To assess the value of a property that is to be sold it is not the GVs that are looked at it is previous sales. Every house sale is recorded, price, dates, time on the market etc and while no real estate agent or professional valuer can say to the exact dollar what your house is worth, we can with our experience and use of existing data be very close using a range, i.e your house should be valued etween x and y, the gap not being very large.

So to any purchasers out there that see a home they like but are hesitant about buying because the GV is lower than the price being asked I have a couple options for you, the first is to have a registered valuation, then you will know with certainty that you are not overpaying or ask your real estate agent for 3 months of local sales information in the specific area you are looking to purchase, educate yourselves as to actual sales values rather than rely on a random figure which sometimes is accurate but wrong an awful lot.

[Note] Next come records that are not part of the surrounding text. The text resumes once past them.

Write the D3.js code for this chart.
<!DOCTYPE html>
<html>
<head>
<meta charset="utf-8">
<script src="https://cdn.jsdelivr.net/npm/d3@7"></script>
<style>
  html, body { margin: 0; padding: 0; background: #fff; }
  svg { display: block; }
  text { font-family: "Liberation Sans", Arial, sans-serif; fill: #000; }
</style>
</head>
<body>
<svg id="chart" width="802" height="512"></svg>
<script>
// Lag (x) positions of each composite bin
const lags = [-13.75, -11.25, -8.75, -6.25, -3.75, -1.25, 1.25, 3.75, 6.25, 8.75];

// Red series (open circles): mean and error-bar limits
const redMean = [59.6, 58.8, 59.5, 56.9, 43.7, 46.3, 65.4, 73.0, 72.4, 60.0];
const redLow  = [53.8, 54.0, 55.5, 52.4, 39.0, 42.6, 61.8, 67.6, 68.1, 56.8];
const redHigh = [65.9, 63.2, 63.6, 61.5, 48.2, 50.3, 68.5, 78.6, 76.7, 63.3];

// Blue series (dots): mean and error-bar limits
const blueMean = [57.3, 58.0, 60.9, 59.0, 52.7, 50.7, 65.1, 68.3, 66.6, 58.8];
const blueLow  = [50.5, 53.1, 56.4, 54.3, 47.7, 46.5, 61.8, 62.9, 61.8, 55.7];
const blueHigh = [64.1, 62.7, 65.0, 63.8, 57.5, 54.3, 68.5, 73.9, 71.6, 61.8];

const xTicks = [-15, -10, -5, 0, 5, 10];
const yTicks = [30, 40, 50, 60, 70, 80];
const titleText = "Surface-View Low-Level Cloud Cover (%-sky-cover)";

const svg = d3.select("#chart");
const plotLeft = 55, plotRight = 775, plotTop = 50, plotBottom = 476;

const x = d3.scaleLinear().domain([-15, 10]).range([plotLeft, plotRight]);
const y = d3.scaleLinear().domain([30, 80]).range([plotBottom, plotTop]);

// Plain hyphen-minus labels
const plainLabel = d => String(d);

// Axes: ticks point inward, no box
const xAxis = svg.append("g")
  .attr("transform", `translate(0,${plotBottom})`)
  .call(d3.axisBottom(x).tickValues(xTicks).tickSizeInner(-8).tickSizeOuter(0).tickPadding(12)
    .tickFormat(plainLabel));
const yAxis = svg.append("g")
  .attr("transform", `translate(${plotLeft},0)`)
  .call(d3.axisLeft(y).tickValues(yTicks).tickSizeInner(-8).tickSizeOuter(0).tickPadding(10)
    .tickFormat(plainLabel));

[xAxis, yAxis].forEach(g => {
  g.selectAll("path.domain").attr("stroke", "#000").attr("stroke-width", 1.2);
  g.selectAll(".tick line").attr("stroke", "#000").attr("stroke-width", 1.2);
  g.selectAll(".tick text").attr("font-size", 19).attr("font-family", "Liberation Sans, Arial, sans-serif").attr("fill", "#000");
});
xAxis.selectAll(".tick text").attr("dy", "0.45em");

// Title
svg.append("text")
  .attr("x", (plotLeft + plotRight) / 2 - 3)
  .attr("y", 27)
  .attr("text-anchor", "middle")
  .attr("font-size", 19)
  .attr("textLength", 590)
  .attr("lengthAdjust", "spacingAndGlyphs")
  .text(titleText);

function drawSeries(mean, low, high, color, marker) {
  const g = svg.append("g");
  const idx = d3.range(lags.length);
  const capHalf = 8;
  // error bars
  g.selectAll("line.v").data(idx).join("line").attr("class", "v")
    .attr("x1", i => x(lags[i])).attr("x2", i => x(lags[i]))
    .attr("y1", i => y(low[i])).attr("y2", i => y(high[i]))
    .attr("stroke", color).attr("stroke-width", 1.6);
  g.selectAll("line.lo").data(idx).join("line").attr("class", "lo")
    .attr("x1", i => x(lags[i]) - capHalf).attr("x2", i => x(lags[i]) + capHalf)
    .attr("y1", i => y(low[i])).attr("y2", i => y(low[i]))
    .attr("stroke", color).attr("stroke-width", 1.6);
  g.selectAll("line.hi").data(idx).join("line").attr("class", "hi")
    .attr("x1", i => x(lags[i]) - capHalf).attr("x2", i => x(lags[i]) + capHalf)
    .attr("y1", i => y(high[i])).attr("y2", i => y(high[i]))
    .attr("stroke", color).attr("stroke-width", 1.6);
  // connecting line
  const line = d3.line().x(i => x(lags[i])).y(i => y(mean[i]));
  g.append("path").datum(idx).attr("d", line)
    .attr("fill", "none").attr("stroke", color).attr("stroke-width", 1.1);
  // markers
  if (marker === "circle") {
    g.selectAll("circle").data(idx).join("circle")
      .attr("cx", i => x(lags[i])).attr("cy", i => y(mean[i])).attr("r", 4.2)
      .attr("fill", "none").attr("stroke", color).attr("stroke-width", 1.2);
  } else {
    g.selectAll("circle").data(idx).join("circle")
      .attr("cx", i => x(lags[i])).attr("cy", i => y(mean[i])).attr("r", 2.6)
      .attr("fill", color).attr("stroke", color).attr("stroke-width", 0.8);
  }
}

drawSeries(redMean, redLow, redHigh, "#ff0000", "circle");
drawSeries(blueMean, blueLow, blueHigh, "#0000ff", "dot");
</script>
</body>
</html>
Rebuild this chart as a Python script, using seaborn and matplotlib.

When's the best time to buy?

Hi folks,

Timing is important in most decisions that we make, this is especially true when thinking about the purchase of a new home. The right time to buy is different for everyone and there are some factors to consider when evaluating the best time for you to act.

Your personal financial position is a huge factor in making a decision, if you are already a homeowner you may not know the present value of your property or how much equity you have in it. (some people are carrying negative equity, where the property is now worth less than when bought) For anybody with a home to sell your first point of call should be a Real Estate Agent to value your existing property. If you have no property to sell, contact a bank or mortgage broker to ensure you know what you can afford.

If you do make the decision to look and you have narrowed down your area, are there homes available in your price range? A scarcity of homes could cause you to pay a higher price than you are thinking, this is especially true if a location is in great demand.

I believe that any time is a good time to buy in real estate, provided you are looking long term and can hold a property long term in case of a downward spiral in prices.